Segundo relatório produzido por rede de pesquisadores e líderes Yanomami e Ye’kwana, a pandemia do coronavírus avançou 250% em três meses dentro da Terra Indígena Yanomami.
O documento, chamado "Xawara: rastros da Covid-19 na Terra Indígena Yanomami e a omissão do Estado", indica que o número de casos confirmados no território pulou de 355 para 1.202 entre agosto e outubro.
Gongora explica que vivem na maior reserva indígena do Brasil, localizada entre os estados de Roraima e Amazonas e parte da fronteira com a Venezuela, cerca de 26 mil Yanomami e 700 Ye’kwana. Essa população, que inclui grupos isolados, divide-se em cerca de 360 aldeias.
Um dos motivos da rápida expansão da COVID-19 entre os indígenas é o grande número de garimpeiros que atuam na região, estimulados pela permissividade do atual governo com a atividade, denuncia a antropóloga.
"Estima-se em mais de 20 mil garimpeiros ilegais nas terras indígenas. Há muito tempo essa terra vem sofrendo com essa invasão. No entanto, nos dois primeiros anos do governo Bolsonaro a gente vê uma flexibilização total das formas de prevenir e impedir a entrada dos garimpeiros. Esse número foi crescendo enormemente a partir do início de 2019", disse a pesquisadora da ONG Rede Pró-Yanomami e Ye’kwana.
'Isso é assustador'
A antropóloga afirma que os invasores ajudam a espalhar a COVID-19 entre os índios. Ela lembra que, no passado, a região também foi ocupada por não indígenas, que trouxeram um "ciclo de epidemias e doenças que está viva na memória" dos povos locais.

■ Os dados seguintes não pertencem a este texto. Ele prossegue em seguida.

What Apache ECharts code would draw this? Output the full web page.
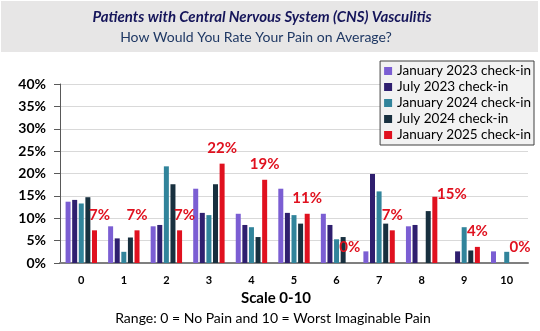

"A gente se preocupa enormemente com essa situação. A Terra Yanomami tem cerca de 27 mil pessoas. Hoje o número de garimpeiros está quase alcançando o número da população local. Isso é assustador", lamentou a especialista.
De acordo com levantamento da Rede Pró-Yanomami e Ye’kwana, 23 indígenas morreram por COVID-19 ou suspeita da doença.
'Diminuição dos profissionais de saúde'
Gongora diz ainda que a "pandemia evidenciou problemas antigos" no território, com "precarização" do "atendimento de saúde".
"Um dos aspectos que tem sido mencionado é a diminuição do número de profissionais de saúde na terra indígena. Isso faz com que o quadro de funcionários que atuam nas comunidades, que compõem as chamadas equipes multidisciplinares de saúde indígena, seja insuficiente e afete a cobertura do atendimento, especialmente nas comunidades distantes dos polos base", explicou.
Segundo a antropóloga, os povos indígenas locais já viviam "aumento da mortalidade infantil, da malária e de doenças respiratórias". Com a chegada da pandemia no território, "um dos mais vulneráveis", um quadro que já era "frágil" mostrou "toda a sua ferida".
Gongora explica que, na primeira fase da pandemia, os casos de indígenas contaminados se concentraram nas Casas de Saúde Indígenas, localizadas em cidades como Boa Vista, capital de Roraima. Muitas vezes, indígenas que estavam buscando atendimento para outras doenças, ou visitando parentes, acabaram sendo contaminados pelo coronavírus por profissionais de saúde ou no trânsito entre centros urbanos e aldeias.
'Isolamento é impraticável'
A antropóloga diz que a falta de controle permitiu a interiorização da COVID-19 e, agora, a curva da doença cresce dentro da Terra Indígena Yanomami.
"Os casos confirmados na terra indígena não param de crescer. O isolamento social entre os moradores dessas aldeias é impraticável, e sem testagem adequada, sem controle e sem avaliação dessas populações […]. A saúde desses povos necessita de um olhar do Estado para que, de fato, tomem-se medidas emergenciais para controlar o avanço da pandemia", avaliou Majoi Gongora.